Sunday, June 14, 2015

Why We Get Words Wrong, Part 2: Popular Culture

In this ten-part series, we look at why some of us have so much trouble with getting words right in English. Part 1 mentioned the schwa, a vowel in an unaccented syllable which sounds unlike its short or long sounds. We mess up for many other reasons, one of them being popular culture. Here are three examples.

Bring vs. Take - The rule says you bring to a point and you take from a point, meaning you should take your laptop from work and bring it home. Yet we hear the popular fighting challenge, "You wanna take it outside?" Think about it: If Buddy issues that statement to Guy in a bar, he is taking the fight from inside the bar and bringing it outside the bar. The same holds true with the Doobie Brothers' song "Taking It to the Streets"; once again, they are taking it from wherever they are and bringing it to the streets. If everyone else is saying it that way, who are we to change it?

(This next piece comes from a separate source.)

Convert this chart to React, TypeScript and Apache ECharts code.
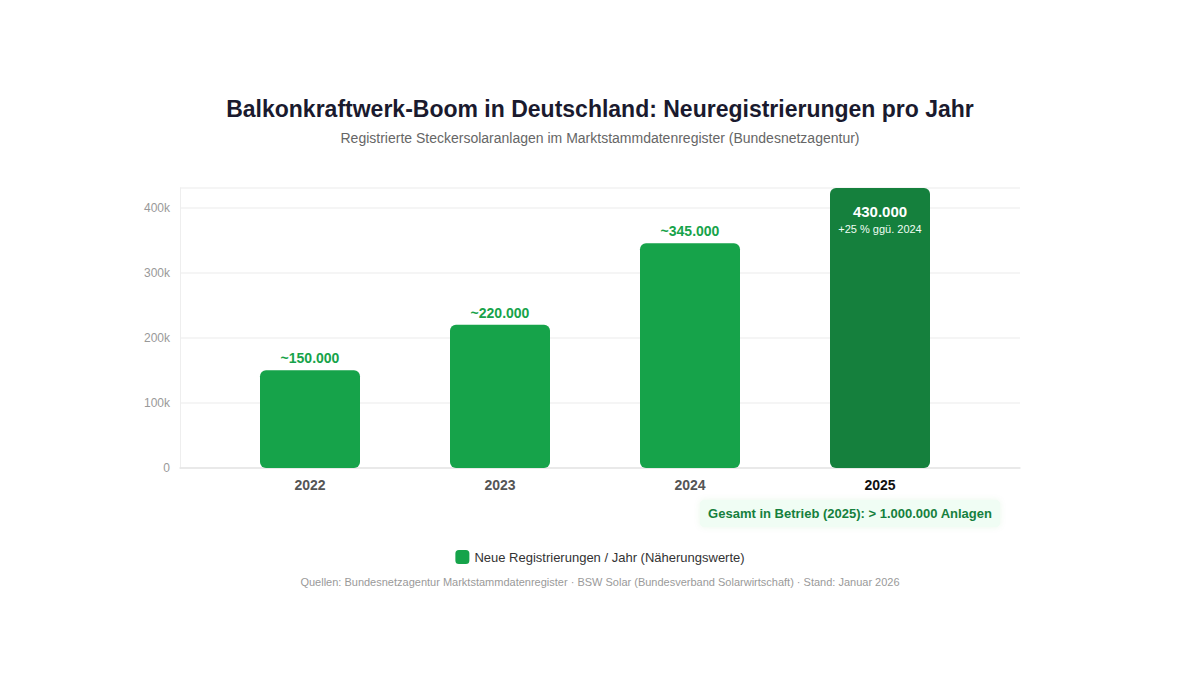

Alright vs. All Right - How many songs in your music collection spell all right as alright? Some might include "It's Gonna Be Alright" by the Gerry and the Pacemakers, the same-title-different-song later by the Ramones, "Well Alright" by Blind Faith, and the triple threat "Alright Alright Alright" by Mungo Jerry. True, Bob Dylan got it right with "Don't Think Twice, It's All Right" as did the film The Kids Are All Right. But the other evidence remains powerful, so many people are amazed when they learn that alright is not Standard English.

Fewer vs. Less
- The sign in the supermarket usually says, "This aisle is for 10 items or less," although the rule tells us to use fewer with plurals. For this reason, we might understandably but incorrectly say, "I made less mistakes."

Again, how will we get these words right? Not by speaking more but by reading more.